102 W 3rd St, Winston-Salem, NC 27101, USA
Mother and daughter unite for Thai Harmony
A mother-daughter team is behind the newest Thai restaurant in town.
Thai Harmony is downtown at 102 West Third St., on the ground floor of the Liberty Plaza Building where Xia Asian Bistro & Sushi Bar used to be.
Owner Nui Ruangrat, 38, has redecorated the interior, which has indoor seating for about 130 people.
And she has a powerful force in the kitchen in the person of her mother, Aratporn Ruangrat, 65.
Nui Ruangrat moved here from her native Bangkok, Thailand, in 2001. She studied to be an MRI technician at Forsyth County Community College, but also worked at Thai restaurants around town.
“If you name all the Thai places around here, I’ve worked there,” Nui Ruangrat said.
Eventually, she decided it made sense to open her own restaurant. “My mom loves cooking and I love customer service. We’ve been in the restaurant business almost all our lives,” she said.
Aratporn Ruangrat cooked in restaurants in Charlotte, Tennessee and Colorado. She also worked with her daughter at Chada Thai on Jonestown Road.
Thai Harmony serves lunch and dinner, and it has an extensive Thai menu, a wide selection of sushi rolls and even a few Chinese dishes.
Lunch business has been good so far, Nui Ruangrat said. But she would like to see dinner pick up. “I think everyone goes to Fourth Street for dinner,” she said, “but we’re just one block away.”
A section of the menu titled Authentic Thai lists such classic dishes as kai yang (Thai roasted chicken), goong pad prig (shrimp with coconut paste, vegetables, kaffir lime leaves and basil), and pad khing (stir-fry with ginger).
“That’s like comfort food for Thai people,” Nui Ruangrat said. “You can find this food anywhere in Thailand — it’s street food you eat all day long.”
The noodle section includes Thai Harmony’s best-seller, pad Thai. “We want to introduce different kinds of noodles, too,” Nui Ruangrat said.
The most popular curry is the kao soy, a Northern Thai dish with chicken, coconut and crispy noodles.
Salads include prawns flavored with lime and lemongrass and crispy duck tossed with sliced apple and pineapple and cashews.

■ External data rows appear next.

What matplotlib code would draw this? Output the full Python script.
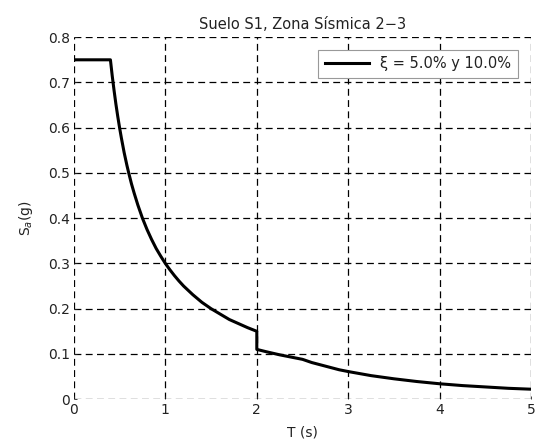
import matplotlib
matplotlib.use('Agg')
import matplotlib.pyplot as plt
import numpy as np

# periodo T (s) y aceleracion espectral Sa (g)
T = [0.0, 0.40, 0.41, 0.42, 0.44, 0.46, 0.48, 0.50, 0.52, 0.55, 0.58, 0.60,
     0.63, 0.66, 0.70, 0.75, 0.80, 0.85, 0.90, 0.95, 1.00, 1.05, 1.10, 1.15,
     1.20, 1.30, 1.40, 1.50, 1.60, 1.70, 1.80, 1.90, 2.00, 2.00, 2.10, 2.25,
     2.40, 2.50, 2.60, 2.75, 2.90, 3.00, 3.25, 3.50, 3.75, 4.00, 4.25, 4.50,
     4.75, 5.00]
Sa = [0.750, 0.750, 0.732, 0.714, 0.682, 0.652, 0.625, 0.600, 0.577, 0.545,
      0.517, 0.500, 0.476, 0.455, 0.429, 0.400, 0.375, 0.353, 0.333, 0.316,
      0.300, 0.286, 0.273, 0.261, 0.250, 0.231, 0.214, 0.200, 0.188, 0.176,
      0.167, 0.158, 0.150, 0.110, 0.105, 0.098, 0.092, 0.088, 0.081, 0.073,
      0.065, 0.061, 0.052, 0.045, 0.039, 0.034, 0.030, 0.027, 0.024, 0.022]

xticks = [0, 1, 2, 3, 4, 5]
yticks = [0, 0.1, 0.2, 0.3, 0.4, 0.5, 0.6, 0.7, 0.8]

plt.rcParams['font.family'] = ['DejaVu Sans']
plt.rcParams['font.size'] = 10
plt.rcParams['text.color'] = '#222222'

fig = plt.figure(figsize=(5.35, 4.48), dpi=100)
ax = fig.add_axes([0.138, 0.109, 0.855, 0.808])

ax.plot(T, Sa, color='black', linewidth=2.2, label='\u03be = 5.0% y 10.0%')

ax.set_xlim(0, 5)
ax.set_ylim(0, 0.8)
ax.set_xticks(xticks)
ax.set_yticks(yticks)
ax.set_xticklabels([str(t) for t in xticks])
ax.set_yticklabels(['0'] + ['%.1f' % v for v in yticks[1:]])
ax.tick_params(direction='in', length=2, width=0.6, colors='#222222', pad=3)

for s in ax.spines.values():
    s.set_visible(False)
ax.grid(True, color='black', linestyle=(0, (5.5, 3.5)), linewidth=0.9)

ax.set_xlabel('T (s)', labelpad=6, color='#222222')
ax.set_ylabel(r'S$_a$(g)', labelpad=9, color='#222222')
ax.set_title('Suelo S1, Zona Sísmica 2\u22123', fontsize=10.5, pad=6)

lgd = ax.legend(loc='upper right', fancybox=False, framealpha=1,
                edgecolor='#999999', handlelength=3.0, borderpad=0.45,
                fontsize=10.5, bbox_to_anchor=(0.987, 0.985))
lgd.get_frame().set_linewidth(0.8)

fig.savefig('out.png', dpi=100)
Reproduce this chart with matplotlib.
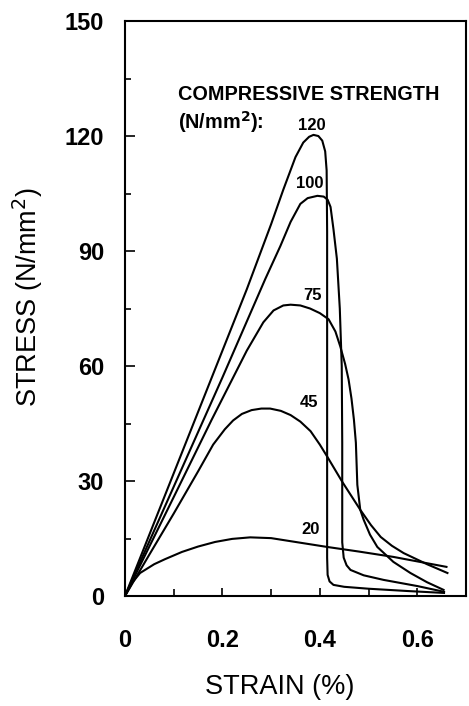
import matplotlib
matplotlib.use("Agg")
import matplotlib.pyplot as plt
from matplotlib.ticker import MultipleLocator

# stress-strain curves, strain in %, stress in N/mm2
strain_120 = [0, 0.1, 0.2, 0.25, 0.3, 0.325, 0.35, 0.366, 0.378, 0.387, 0.397, 0.405, 0.411, 0.414, 0.415,
              0.415, 0.416, 0.42, 0.428, 0.45, 0.5, 0.58, 0.655]
stress_120 = [0, 32, 64, 80, 97, 106, 114.5, 118.3, 119.8, 120.3, 120, 118.8, 116, 111, 95,
              10, 5.5, 3.8, 2.9, 2.4, 1.9, 1.3, 0.8]

strain_100 = [0, 0.1, 0.2, 0.288, 0.319, 0.34, 0.36, 0.375, 0.395, 0.408, 0.416, 0.422, 0.428, 0.435,
              0.441, 0.445, 0.446, 0.446, 0.449, 0.455, 0.463, 0.49, 0.531, 0.6, 0.655]
stress_100 = [0, 28.5, 57, 82.7, 91.3, 97.6, 102.3, 103.8, 104.4, 104.2, 103.4, 101.5, 95.7, 88,
              75, 60, 40, 14, 10, 8, 6.8, 5.4, 4.2, 2.6, 1.1]

strain_75 = [0, 0.1, 0.178, 0.25, 0.284, 0.305, 0.325, 0.34, 0.36, 0.38, 0.4, 0.418, 0.432, 0.442,
             0.452, 0.459, 0.465, 0.47, 0.474, 0.477, 0.483, 0.49, 0.503, 0.518, 0.551, 0.586, 0.62, 0.654]
stress_75 = [0, 25.8, 46, 64, 71.4, 74.5, 75.8, 76, 75.8, 75, 73.8, 72.2, 69, 65.1,
             60.5, 56.5, 51.5, 46, 40, 29, 22.5, 19.9, 16, 12.8, 8.9, 6.0, 3.6, 1.6]

strain_45 = [0, 0.05, 0.1, 0.15, 0.181, 0.205, 0.222, 0.24, 0.26, 0.28, 0.298, 0.32, 0.34, 0.36,
             0.381, 0.4, 0.415, 0.446, 0.483, 0.505, 0.525, 0.548, 0.572, 0.62, 0.662]
stress_45 = [0, 10.8, 21.5, 32.5, 39.5, 43.5, 45.8, 47.5, 48.5, 48.9, 48.9, 48.3, 47.2, 45.5,
             43, 39.5, 36.4, 29.8, 22.5, 18.5, 15.4, 13.1, 11.2, 8.3, 6.0]

strain_20 = [0, 0.015, 0.031, 0.06, 0.082, 0.117, 0.15, 0.185, 0.22, 0.257, 0.3, 0.36, 0.415, 0.48,
             0.551, 0.66]
stress_20 = [0, 3.5, 6.0, 8.3, 9.6, 11.5, 12.9, 14.1, 14.9, 15.3, 15.1, 13.9, 12.8, 11.6,
             10.2, 7.6]

curves = [(strain_120, stress_120), (strain_100, stress_100), (strain_75, stress_75),
          (strain_45, stress_45), (strain_20, stress_20)]

# curve labels and where they sit
curve_labels = ["120", "100", "75", "45", "20"]
label_x = [0.383, 0.379, 0.385, 0.377, 0.381]
label_y = [121.6, 106.5, 77.2, 49.3, 16.2]

x_ticks = [0, 0.2, 0.4, 0.6]
x_ticklabels = ["0", "0.2", "0.4", "0.6"]
y_ticks = [0, 30, 60, 90, 120, 150]

plt.rcParams['font.family'] = ['Liberation Sans', 'DejaVu Sans']

fig = plt.figure(figsize=(4.69, 7.06), dpi=100)
ax = fig.add_axes([0.2665, 0.1558, 0.727, 0.8144])

for sx, sy in curves:
    ax.plot(sx, sy, color='k', linewidth=1.5)

for lab, lx, ly in zip(curve_labels, label_x, label_y):
    ax.text(lx, ly, lab, ha='center', va='baseline', fontsize=12, fontweight='bold')

ax.text(0.109, 129.3, "COMPRESSIVE STRENGTH", ha='left', va='baseline', fontsize=14.3, fontweight='bold')
ax.text(0.109, 121.9, "(N/mm$^\\mathbf{2}$):", ha='left', va='baseline', fontsize=14.3, fontweight='bold')

ax.set_xlim(0, 0.7)
ax.set_ylim(0, 150)

ax.set_xticks(x_ticks)
ax.set_xticklabels(x_ticklabels)
ax.set_yticks(y_ticks)
ax.xaxis.set_minor_locator(MultipleLocator(0.1))
ax.yaxis.set_minor_locator(MultipleLocator(15))

for lab in ax.get_xticklabels() + ax.get_yticklabels():
    lab.set_fontweight('bold')

ax.tick_params(axis='x', which='major', direction='in', length=6, width=1.2, pad=24, labelsize=17)
ax.tick_params(axis='x', which='minor', direction='in', length=5, width=1.2)
ax.tick_params(axis='y', which='major', direction='in', length=7, width=1.2, pad=15, labelsize=17)
ax.tick_params(axis='y', which='minor', direction='in', length=4, width=1.2)

for sp in ax.spines.values():
    sp.set_linewidth(1.5)

ax.set_xlabel("STRAIN (%)", fontsize=19.5)
ax.xaxis.set_label_coords(0.455, -0.135)
ax.set_ylabel("STRESS (N/mm$^2$)", fontsize=19.5, va='center')
ax.yaxis.set_label_coords(-0.286, 0.52)

fig.savefig("out.png", dpi=100)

Ruangrat is particularly proud of her mother’s golden curry puff, an appetizer of curried ground chicken and potatoes wrapped in puff pastry. “No one else does that around here,” she said.
Aratporn said she tries to keep the traditional Thai dishes as authentic as possible. “I use less spice. But I try to keep it as much the same as I can,” she said with her daughter acting as interpreter.
Thai Harmony offers a special Sunday brunch menu, something other Thai restaurants don’t usually do. So the brunch menu features some dishes not normally seen in Thai restaurants.
Eastern Thai baked eggs are served sunny side up with a choice of spicy ground chicken, meat or vegetables. A Thai-style hamburger has Thai spices mixed into the beef and red curry on top. An omelet is stuffed with shrimp and crab and served with garlic fried rice.
Other brunch dishes include a savory Jasmine rice porridge that is served with ground chicken, garlic, ginger and cilantro; a distinctly non-Thai buttermilk waffle with honey-sriracha chicken tenders; and a Thai version of pho, the popular Vietnamese noodle dish. “In Thailand, pho is street food, but we don’t call it pho,” Ruangrat said.
A distinctive part of the menu is the section titled Modern Thai, where Aratporn Ruangrat can stray from traditional Thai cooking and try some new dishes. Steak au poivre has the crushed peppercorns that are usual to the French version of the dish, plus Thai basil and spices.
Grilled salmon is topped with chopped shrimp, Thai herbs and garlic-pepper sauce and served on a bed of spinach.
“I’ve seen what other restaurants are doing, and I think something is missing,” Nui Ruangrat said. “I want to take Thai food to the next level. We still want to do all the traditional food that we do best. But we also want to be creative.”